Negation of the definition
If $A$ and $B$ are sets, then $A$ is not equal to $B$ iff there exists at least one element that belongs to one of the sets but not to the other.
Notation of the negation
$A \neq B \Longleftrightarrow \exists \; x \; \left[(x \in A \wedge x \notin B ) \vee (x \notin A \wedge x \in B)\right].$
Meaning of the used symbols
| Symbol | Meaning |
|---|---|
| $ \neq $ | not equal to |
| $ \Longleftrightarrow $ | iff |
| $ \exists $ | there exists (existential quantifier) |
| $ \in $ | is an element of |
| $ \wedge $ | and |
| $ \notin $ | is not an element of |
| $ \vee $ | (not exclusive) or |
Non-examples of equality of sets
Let $A$ and $B$ be the following sets: $A = \{1, 3, 5\}$ and $B = \{1, 3, \{7\} \}.$ The elements 1 and 3 in set $A$ are also contained in set $B$, but 5 is not contained in set B. Also the element $\{7\}$, which is contained in set $B$, is not contained in set $A$. There are elements, namely $5$ and $\{7\}$, that are only in one set, but not the other, so $A \neq B$.

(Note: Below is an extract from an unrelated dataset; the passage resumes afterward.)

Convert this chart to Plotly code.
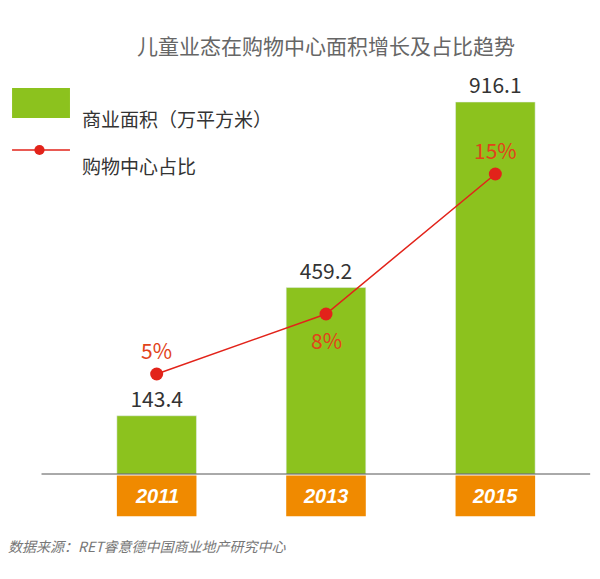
import plotly.graph_objects as go

years = ["2011", "2013", "2015"]
area = [143.4, 459.2, 916.1]
share = [5, 8, 15]
share_labels = ["5%", "8%", "15%"]

GREEN = "#8cc21e"
RED = "#e2231a"
ORANGE = "#f08a00"
FONT = "Noto Sans CJK SC"
H = 463  # plot area height in px

fig = go.Figure()
fig.add_trace(go.Bar(x=years, y=area, marker_color=GREEN, width=0.47,
                     text=[f"{v:.1f}" for v in area], textposition="outside",
                     textfont=dict(size=21, color="#333"), cliponaxis=False))
fig.add_trace(go.Scatter(x=years, y=share, yaxis="y2", mode="lines+markers",
                         line=dict(color=RED, width=1.5),
                         marker=dict(size=13, color=RED)))

# percentage labels
offsets = [24, -26, 24]
for i, (s, lab, off) in enumerate(zip(share, share_labels, offsets)):
    fig.add_annotation(x=i, xref="x", y=s, yref="y2", text=lab, showarrow=False,
                       yshift=off, font=dict(size=21, color="#e2431a"))

# orange year boxes below the baseline
for i, yr in enumerate(years):
    fig.add_shape(type="rect", xref="x", yref="y", x0=i - 0.235, x1=i + 0.235,
                  y0=-4, y1=-104, fillcolor=ORANGE, line_width=0)
    fig.add_annotation(x=i, xref="x", y=-54, yref="y", text=f"<b><i>{yr}</i></b>",
                       showarrow=False, font=dict(size=20, color="white",
                                                  family="Liberation Sans"))

# baseline
fig.add_shape(type="line", xref="paper", yref="y", x0=-0.06, x1=1.02, y0=0, y1=0,
              line=dict(color="#555", width=1))

# manual legend
fig.add_shape(type="rect", xref="paper", yref="paper", x0=-0.118, x1=-0.004,
              y0=1.0 - (118 - 60) / H, y1=1.0 - (88 - 60) / H,
              fillcolor=GREEN, line_width=0)
fig.add_annotation(xref="paper", yref="paper", x=0.016, y=1.0 - (103 - 60) / H,
                   text="商业面积（万平方米）", showarrow=False, xanchor="left",
                   font=dict(size=19, color="#333"))
fig.add_shape(type="line", xref="paper", yref="paper", x0=-0.118, x1=-0.004,
              y0=1.0 - (150 - 60) / H, y1=1.0 - (150 - 60) / H,
              line=dict(color=RED, width=1.5))
fig.add_shape(type="circle", xref="paper", yref="paper", x0=-0.074, x1=-0.054,
              y0=1.0 - (155 - 60) / H, y1=1.0 - (145 - 60) / H,
              fillcolor=RED, line_width=0)
fig.add_annotation(xref="paper", yref="paper", x=0.016, y=1.0 - (150 - 60) / H,
                   text="购物中心占比", showarrow=False, xanchor="left",
                   font=dict(size=19, color="#333"))

fig.add_annotation(xref="paper", yref="paper", x=0.5, y=1.0 + (60 - 28) / H,
                   text="儿童业态在购物中心面积增长及占比趋势", showarrow=False,
                   font=dict(size=21, color="#666"))
fig.add_annotation(xref="paper", yref="paper", x=-0.13, y=-(558 - 523) / H,
                   text="<i>数据来源：RET睿意德中国商业地产研究中心</i>", showarrow=False,
                   xanchor="left", font=dict(size=14, color="#777"))

fig.update_layout(
    width=592, height=571, showlegend=False,
    margin=dict(l=64, r=20, t=52, b=56),
    plot_bgcolor="white", paper_bgcolor="white",
    font=dict(family=FONT),
    xaxis=dict(visible=False, type="category", range=[-0.5, 2.5]),
    yaxis=dict(visible=False, range=[-120.7, 1019.7]),
    yaxis2=dict(visible=False, overlaying="y", range=[-2.45, 20.7]),
)
fig.write_html("out.html")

Let $A$ and $B$ be the following sets: $A = \{1, 2\}$ and $B = \{1, 2, 4\}.$ Every element of set $A$ is in set $B$. Element 4 is contained in set $B$, but not contained in set $A$. There is an element, namely 4, that is only in one set, but not the other, so also in this case, $A \neq B$.
Jargon-free explanation
Think of two sets like two baskets of fruit. The baskets are equal if, when you look inside, they have exactly the same kinds of fruit—no matter how they’re arranged or how many times you count each piece. As long as both baskets contain the same types of fruit, and nothing extra or missing, the baskets are considered the same. If even one type of fruit is in one basket but not the other, the baskets aren’t equal.